RECORDS FOR THE TASK:

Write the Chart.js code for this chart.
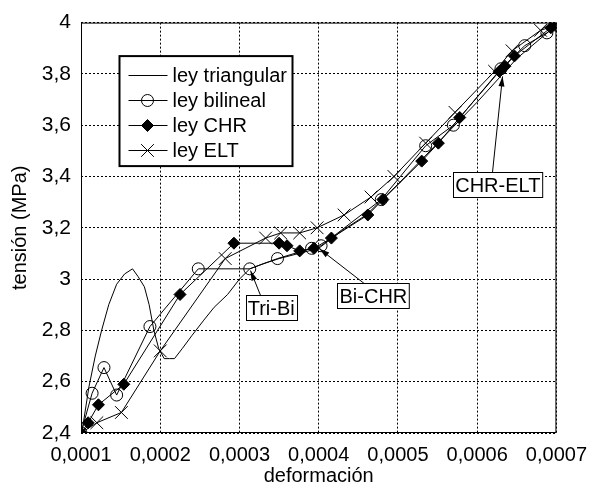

* * *

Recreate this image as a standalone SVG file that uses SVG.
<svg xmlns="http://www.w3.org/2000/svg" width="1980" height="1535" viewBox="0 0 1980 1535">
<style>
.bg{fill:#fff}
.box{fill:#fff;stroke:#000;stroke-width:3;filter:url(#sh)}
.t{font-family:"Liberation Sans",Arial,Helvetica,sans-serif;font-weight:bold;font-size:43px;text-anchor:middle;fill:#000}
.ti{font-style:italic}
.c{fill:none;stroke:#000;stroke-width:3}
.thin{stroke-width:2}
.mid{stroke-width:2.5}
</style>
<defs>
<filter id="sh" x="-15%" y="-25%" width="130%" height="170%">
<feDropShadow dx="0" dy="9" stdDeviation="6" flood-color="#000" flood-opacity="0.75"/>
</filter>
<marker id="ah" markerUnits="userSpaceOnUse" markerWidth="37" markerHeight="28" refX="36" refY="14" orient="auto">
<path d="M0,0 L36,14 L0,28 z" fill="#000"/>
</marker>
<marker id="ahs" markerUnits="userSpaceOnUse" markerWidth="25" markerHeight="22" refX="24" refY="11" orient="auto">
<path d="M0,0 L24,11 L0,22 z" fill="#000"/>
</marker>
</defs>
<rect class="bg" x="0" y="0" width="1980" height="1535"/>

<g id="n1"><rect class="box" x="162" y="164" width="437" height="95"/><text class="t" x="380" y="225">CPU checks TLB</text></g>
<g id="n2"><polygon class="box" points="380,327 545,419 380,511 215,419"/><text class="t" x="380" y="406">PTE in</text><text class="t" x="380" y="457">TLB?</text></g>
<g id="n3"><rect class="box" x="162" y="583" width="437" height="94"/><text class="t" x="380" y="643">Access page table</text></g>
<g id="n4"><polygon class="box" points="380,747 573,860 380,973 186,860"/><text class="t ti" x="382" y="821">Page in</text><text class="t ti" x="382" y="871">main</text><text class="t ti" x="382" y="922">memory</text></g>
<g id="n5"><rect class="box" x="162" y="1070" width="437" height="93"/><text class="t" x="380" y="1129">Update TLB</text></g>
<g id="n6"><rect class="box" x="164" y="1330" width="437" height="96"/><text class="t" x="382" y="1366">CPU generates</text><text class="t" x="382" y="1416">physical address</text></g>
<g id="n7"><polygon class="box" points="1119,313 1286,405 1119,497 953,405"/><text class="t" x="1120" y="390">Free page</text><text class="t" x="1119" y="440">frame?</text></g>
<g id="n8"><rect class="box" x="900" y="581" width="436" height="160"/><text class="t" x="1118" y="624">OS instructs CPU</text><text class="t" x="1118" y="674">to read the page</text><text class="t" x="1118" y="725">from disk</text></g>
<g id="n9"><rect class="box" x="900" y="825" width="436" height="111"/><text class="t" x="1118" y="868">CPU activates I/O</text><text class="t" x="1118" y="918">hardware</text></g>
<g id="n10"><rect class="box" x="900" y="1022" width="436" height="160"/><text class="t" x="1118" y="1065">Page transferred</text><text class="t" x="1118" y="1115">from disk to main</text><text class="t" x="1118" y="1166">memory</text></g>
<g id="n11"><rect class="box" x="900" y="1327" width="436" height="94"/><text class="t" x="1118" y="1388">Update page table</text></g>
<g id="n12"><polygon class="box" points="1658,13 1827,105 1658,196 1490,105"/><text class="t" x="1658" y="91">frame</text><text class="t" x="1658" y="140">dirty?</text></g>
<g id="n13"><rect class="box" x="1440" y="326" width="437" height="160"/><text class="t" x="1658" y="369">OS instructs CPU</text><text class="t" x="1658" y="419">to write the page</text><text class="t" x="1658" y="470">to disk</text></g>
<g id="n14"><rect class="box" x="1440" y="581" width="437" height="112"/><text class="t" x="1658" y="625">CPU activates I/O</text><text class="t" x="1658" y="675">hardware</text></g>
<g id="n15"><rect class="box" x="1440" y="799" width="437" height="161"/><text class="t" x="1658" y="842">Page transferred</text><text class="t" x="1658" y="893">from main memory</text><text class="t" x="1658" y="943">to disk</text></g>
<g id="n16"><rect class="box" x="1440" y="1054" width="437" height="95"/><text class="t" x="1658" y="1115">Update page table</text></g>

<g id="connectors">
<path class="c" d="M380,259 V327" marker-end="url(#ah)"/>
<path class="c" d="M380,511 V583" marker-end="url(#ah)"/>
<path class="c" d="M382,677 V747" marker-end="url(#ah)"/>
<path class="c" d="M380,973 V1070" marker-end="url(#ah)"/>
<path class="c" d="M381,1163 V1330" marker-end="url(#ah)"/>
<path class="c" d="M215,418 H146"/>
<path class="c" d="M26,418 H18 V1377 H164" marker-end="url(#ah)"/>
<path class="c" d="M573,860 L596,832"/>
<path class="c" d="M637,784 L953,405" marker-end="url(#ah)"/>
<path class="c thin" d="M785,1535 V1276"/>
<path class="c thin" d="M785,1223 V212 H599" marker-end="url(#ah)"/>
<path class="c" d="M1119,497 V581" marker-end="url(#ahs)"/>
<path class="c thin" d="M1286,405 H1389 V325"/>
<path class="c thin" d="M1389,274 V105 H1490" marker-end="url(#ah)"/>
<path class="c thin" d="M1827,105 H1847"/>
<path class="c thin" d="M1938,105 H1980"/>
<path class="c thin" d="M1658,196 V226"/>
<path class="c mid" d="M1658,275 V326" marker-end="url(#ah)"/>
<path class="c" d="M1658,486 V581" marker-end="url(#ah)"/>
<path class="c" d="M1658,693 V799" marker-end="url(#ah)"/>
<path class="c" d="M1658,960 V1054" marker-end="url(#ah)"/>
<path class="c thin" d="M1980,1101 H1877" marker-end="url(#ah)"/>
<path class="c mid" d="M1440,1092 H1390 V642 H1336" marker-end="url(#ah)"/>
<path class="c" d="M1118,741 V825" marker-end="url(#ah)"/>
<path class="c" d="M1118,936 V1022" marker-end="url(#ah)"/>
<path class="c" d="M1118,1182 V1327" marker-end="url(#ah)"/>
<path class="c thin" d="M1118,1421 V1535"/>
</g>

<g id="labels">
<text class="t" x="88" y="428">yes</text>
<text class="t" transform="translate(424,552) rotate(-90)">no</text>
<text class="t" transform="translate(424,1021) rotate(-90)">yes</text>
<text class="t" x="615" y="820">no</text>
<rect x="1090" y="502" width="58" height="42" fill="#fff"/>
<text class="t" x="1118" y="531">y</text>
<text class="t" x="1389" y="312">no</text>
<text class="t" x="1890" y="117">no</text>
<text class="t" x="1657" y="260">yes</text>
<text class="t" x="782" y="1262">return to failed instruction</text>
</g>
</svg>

...

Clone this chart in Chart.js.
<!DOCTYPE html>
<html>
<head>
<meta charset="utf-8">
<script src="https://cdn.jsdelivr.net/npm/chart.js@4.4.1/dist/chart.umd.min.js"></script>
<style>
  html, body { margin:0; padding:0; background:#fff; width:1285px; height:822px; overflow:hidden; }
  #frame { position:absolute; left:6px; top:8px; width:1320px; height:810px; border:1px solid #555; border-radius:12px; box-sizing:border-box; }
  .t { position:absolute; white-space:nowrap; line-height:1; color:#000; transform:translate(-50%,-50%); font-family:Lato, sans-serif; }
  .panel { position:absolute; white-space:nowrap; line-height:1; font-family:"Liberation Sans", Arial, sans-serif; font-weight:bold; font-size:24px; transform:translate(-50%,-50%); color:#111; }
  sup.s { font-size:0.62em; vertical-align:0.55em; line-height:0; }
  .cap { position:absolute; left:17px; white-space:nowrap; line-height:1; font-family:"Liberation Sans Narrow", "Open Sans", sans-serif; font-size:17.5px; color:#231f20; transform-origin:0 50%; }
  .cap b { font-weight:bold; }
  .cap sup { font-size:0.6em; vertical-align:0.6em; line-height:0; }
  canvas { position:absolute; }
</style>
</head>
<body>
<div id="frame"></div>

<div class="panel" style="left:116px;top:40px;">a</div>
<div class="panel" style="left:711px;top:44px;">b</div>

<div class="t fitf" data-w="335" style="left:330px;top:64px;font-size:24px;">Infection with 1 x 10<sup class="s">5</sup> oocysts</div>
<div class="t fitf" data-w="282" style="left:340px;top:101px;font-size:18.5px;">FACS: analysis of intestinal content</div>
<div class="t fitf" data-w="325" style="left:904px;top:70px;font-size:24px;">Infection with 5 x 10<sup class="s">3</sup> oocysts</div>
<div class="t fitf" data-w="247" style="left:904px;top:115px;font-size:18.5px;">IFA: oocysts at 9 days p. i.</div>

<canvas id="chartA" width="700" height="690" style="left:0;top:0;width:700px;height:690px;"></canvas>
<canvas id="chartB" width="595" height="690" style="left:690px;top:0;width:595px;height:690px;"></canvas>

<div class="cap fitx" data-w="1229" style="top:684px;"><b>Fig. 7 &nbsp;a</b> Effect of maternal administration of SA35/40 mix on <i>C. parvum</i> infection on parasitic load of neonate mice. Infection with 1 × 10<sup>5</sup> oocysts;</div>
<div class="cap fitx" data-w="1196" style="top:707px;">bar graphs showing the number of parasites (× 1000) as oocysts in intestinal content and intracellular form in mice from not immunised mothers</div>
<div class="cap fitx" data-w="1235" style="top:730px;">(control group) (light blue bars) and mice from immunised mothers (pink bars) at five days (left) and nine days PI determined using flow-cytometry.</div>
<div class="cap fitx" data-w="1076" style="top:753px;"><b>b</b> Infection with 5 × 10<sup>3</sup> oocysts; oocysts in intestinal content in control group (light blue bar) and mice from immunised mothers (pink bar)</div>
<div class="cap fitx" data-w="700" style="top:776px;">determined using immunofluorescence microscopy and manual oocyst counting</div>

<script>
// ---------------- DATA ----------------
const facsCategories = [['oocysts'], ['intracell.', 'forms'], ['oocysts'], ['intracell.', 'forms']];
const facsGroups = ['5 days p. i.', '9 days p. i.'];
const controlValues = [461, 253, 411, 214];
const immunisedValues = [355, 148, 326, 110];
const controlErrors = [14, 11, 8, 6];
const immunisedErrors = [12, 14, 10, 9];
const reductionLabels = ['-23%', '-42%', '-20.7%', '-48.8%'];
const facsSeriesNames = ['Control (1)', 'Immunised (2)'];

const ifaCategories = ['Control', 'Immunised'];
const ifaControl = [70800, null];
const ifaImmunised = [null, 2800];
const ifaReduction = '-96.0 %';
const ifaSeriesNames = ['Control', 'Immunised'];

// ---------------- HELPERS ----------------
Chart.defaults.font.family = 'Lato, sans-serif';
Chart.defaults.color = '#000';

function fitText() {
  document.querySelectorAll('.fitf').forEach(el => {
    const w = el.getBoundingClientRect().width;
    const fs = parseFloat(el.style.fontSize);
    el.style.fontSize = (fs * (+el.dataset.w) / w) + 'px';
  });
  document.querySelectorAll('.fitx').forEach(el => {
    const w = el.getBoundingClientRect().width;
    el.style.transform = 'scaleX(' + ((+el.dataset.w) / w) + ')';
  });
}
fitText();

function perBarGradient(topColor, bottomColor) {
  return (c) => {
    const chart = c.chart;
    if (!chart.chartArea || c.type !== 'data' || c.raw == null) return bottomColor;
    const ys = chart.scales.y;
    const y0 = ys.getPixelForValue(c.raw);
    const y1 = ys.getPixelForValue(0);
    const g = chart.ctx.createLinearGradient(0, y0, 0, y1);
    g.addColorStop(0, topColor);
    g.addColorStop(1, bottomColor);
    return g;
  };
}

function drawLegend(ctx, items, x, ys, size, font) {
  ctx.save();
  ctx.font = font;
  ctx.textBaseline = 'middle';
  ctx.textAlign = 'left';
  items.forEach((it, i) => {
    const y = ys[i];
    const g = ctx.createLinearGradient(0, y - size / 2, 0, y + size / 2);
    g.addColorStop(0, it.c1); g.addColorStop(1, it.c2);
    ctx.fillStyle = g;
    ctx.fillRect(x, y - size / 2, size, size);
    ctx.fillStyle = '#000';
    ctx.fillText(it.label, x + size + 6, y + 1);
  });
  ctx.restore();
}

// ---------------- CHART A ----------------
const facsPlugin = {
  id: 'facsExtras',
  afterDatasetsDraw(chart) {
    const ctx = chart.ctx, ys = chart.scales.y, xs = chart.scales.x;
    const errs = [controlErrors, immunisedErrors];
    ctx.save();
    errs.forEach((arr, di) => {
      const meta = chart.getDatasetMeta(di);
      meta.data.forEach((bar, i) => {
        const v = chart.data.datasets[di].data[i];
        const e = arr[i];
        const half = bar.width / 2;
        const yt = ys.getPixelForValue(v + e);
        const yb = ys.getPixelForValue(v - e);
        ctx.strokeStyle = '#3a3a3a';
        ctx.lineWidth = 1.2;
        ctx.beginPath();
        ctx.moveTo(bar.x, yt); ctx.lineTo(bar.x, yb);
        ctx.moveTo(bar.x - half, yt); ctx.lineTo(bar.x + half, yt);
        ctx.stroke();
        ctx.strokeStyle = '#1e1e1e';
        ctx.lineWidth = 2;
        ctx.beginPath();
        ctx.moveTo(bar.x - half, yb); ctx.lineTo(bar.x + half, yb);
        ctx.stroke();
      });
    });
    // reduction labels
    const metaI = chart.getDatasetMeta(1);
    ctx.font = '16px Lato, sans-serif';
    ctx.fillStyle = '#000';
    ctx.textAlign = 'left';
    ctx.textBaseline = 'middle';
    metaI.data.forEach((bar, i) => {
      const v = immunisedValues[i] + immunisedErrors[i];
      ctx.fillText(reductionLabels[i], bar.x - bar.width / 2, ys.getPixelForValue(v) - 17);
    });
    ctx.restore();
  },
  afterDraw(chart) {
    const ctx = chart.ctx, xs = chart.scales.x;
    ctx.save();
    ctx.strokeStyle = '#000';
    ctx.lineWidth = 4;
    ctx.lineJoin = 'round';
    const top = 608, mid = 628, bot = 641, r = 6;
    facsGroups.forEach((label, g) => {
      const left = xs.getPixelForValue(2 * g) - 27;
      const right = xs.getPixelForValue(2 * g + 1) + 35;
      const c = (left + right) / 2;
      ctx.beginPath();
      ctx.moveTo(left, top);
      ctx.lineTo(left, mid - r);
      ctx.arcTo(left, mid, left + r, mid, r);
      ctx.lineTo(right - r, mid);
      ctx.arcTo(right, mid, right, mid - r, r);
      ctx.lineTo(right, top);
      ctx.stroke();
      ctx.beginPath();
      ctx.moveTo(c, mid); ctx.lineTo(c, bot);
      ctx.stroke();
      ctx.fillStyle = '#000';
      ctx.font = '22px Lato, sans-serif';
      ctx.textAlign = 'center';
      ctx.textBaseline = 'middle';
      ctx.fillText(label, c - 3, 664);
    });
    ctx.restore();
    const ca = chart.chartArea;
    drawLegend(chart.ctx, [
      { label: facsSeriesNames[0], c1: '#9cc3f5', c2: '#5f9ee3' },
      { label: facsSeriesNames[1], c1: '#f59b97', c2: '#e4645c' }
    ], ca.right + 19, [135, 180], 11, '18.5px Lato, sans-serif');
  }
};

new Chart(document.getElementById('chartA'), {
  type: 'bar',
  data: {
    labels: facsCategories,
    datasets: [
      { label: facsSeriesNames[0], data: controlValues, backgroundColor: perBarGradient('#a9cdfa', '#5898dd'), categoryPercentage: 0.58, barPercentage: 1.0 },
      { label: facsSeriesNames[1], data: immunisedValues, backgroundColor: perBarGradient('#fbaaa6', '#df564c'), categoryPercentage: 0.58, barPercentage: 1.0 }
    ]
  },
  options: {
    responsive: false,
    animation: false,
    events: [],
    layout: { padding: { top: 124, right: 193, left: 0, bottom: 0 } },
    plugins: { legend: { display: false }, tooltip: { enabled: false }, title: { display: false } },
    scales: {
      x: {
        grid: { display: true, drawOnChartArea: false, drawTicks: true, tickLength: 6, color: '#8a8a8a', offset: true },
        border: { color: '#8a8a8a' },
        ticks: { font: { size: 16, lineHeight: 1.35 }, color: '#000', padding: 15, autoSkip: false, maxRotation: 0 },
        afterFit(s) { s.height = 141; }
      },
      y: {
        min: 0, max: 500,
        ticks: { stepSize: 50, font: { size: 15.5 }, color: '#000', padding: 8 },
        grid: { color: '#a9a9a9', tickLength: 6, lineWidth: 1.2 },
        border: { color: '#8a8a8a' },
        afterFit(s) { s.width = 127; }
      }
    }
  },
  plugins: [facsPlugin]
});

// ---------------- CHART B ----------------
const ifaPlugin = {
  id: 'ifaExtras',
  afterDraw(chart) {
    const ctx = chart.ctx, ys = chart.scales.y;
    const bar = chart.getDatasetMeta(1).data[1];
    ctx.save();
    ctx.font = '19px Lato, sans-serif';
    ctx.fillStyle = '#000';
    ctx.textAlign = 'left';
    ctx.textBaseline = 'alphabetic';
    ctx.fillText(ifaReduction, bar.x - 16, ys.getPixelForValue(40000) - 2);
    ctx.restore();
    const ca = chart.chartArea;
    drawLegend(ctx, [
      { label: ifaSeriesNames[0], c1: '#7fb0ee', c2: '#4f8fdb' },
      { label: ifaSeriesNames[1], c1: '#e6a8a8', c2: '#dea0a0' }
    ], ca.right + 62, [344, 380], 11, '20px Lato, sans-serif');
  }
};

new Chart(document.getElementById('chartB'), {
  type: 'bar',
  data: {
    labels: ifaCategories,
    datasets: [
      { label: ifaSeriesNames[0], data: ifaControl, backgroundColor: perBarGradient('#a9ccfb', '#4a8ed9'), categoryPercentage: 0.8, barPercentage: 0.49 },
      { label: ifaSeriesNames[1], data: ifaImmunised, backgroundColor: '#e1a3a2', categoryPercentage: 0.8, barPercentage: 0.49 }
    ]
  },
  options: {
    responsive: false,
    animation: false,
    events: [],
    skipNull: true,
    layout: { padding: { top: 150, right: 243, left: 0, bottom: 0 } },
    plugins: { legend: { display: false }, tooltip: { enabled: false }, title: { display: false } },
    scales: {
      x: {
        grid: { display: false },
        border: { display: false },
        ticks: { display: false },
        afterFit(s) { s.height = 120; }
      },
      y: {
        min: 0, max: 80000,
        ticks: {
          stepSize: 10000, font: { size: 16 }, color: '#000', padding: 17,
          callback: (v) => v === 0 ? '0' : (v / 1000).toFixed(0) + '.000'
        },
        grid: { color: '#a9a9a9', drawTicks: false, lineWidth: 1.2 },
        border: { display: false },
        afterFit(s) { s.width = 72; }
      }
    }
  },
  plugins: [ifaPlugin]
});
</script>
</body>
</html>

TASK: Count the lines above that contain the word "this", and give only that number.

ANSWER TO THE EXERCISE: 3